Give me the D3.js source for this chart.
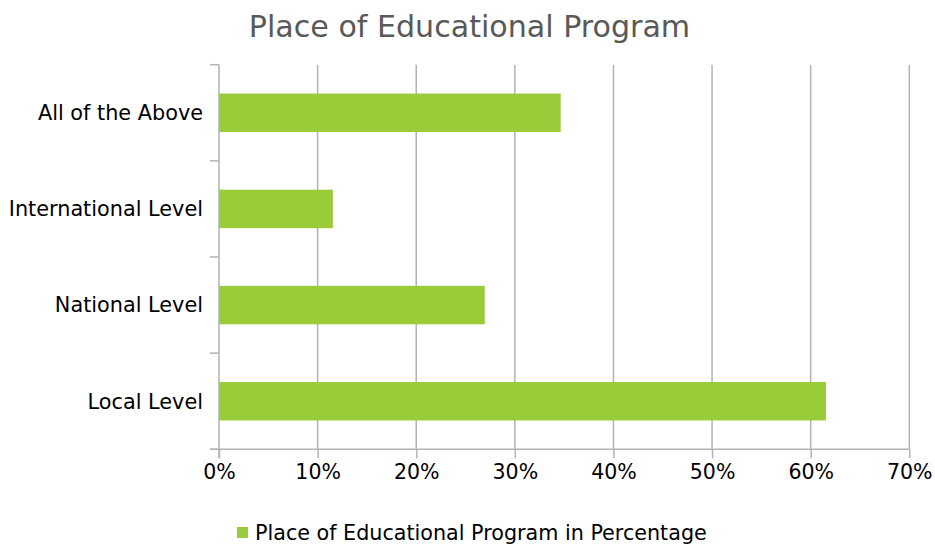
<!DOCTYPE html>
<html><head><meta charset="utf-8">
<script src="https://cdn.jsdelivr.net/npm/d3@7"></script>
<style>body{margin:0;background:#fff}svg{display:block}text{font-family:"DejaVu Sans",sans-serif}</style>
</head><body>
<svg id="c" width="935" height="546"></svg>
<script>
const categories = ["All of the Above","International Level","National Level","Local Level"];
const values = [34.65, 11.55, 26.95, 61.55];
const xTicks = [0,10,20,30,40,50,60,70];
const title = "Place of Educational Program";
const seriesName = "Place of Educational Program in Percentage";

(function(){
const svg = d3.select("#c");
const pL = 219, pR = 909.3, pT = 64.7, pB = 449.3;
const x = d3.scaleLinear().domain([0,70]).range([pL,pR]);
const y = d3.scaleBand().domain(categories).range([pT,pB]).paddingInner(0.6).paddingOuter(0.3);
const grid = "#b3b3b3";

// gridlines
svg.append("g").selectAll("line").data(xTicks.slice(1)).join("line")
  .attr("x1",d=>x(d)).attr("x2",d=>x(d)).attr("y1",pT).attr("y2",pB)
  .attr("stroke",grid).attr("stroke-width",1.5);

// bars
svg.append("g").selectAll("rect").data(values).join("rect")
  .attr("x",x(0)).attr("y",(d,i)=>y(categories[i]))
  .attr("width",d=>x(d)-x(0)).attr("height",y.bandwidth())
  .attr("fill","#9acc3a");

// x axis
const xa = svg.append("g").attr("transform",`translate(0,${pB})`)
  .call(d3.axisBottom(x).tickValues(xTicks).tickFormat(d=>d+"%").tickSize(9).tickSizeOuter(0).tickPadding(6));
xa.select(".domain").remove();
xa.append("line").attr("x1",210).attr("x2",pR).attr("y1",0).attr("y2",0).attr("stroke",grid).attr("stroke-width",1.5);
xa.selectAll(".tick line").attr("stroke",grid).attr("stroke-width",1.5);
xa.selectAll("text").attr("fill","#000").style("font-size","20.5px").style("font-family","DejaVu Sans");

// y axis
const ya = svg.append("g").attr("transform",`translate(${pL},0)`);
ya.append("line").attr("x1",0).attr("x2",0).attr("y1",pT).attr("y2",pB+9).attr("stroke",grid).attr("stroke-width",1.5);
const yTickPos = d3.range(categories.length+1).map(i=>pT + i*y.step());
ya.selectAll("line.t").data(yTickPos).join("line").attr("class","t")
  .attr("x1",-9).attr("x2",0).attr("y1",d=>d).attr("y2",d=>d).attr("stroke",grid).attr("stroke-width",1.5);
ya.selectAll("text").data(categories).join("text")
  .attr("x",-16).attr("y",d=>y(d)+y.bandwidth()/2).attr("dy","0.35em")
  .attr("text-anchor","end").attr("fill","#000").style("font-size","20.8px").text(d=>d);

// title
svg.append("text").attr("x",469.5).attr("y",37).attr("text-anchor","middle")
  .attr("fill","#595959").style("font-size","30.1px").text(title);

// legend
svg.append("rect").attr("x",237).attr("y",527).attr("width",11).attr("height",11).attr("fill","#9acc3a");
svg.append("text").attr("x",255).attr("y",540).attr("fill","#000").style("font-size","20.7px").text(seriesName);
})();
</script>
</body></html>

* _WHAT THE TASK REQUIRES_:
Repeat only the lines between the start of the data and the line with "Educational Program in", including those two lines, and skip the pictures.

* _THE REPLY_:
Give me the D3.js source for this chart.
<!DOCTYPE html>
<html><head><meta charset="utf-8">
<script src="https://cdn.jsdelivr.net/npm/d3@7"></script>
<style>body{margin:0;background:#fff}svg{display:block}text{font-family:"DejaVu Sans",sans-serif}</style>
</head><body>
<svg id="c" width="935" height="546"></svg>
<script>
const categories = ["All of the Above","International Level","National Level","Local Level"];
const values = [34.65, 11.55, 26.95, 61.55];
const xTicks = [0,10,20,30,40,50,60,70];
const title = "Place of Educational Program";
const seriesName = "Place of Educational Program in Percentage";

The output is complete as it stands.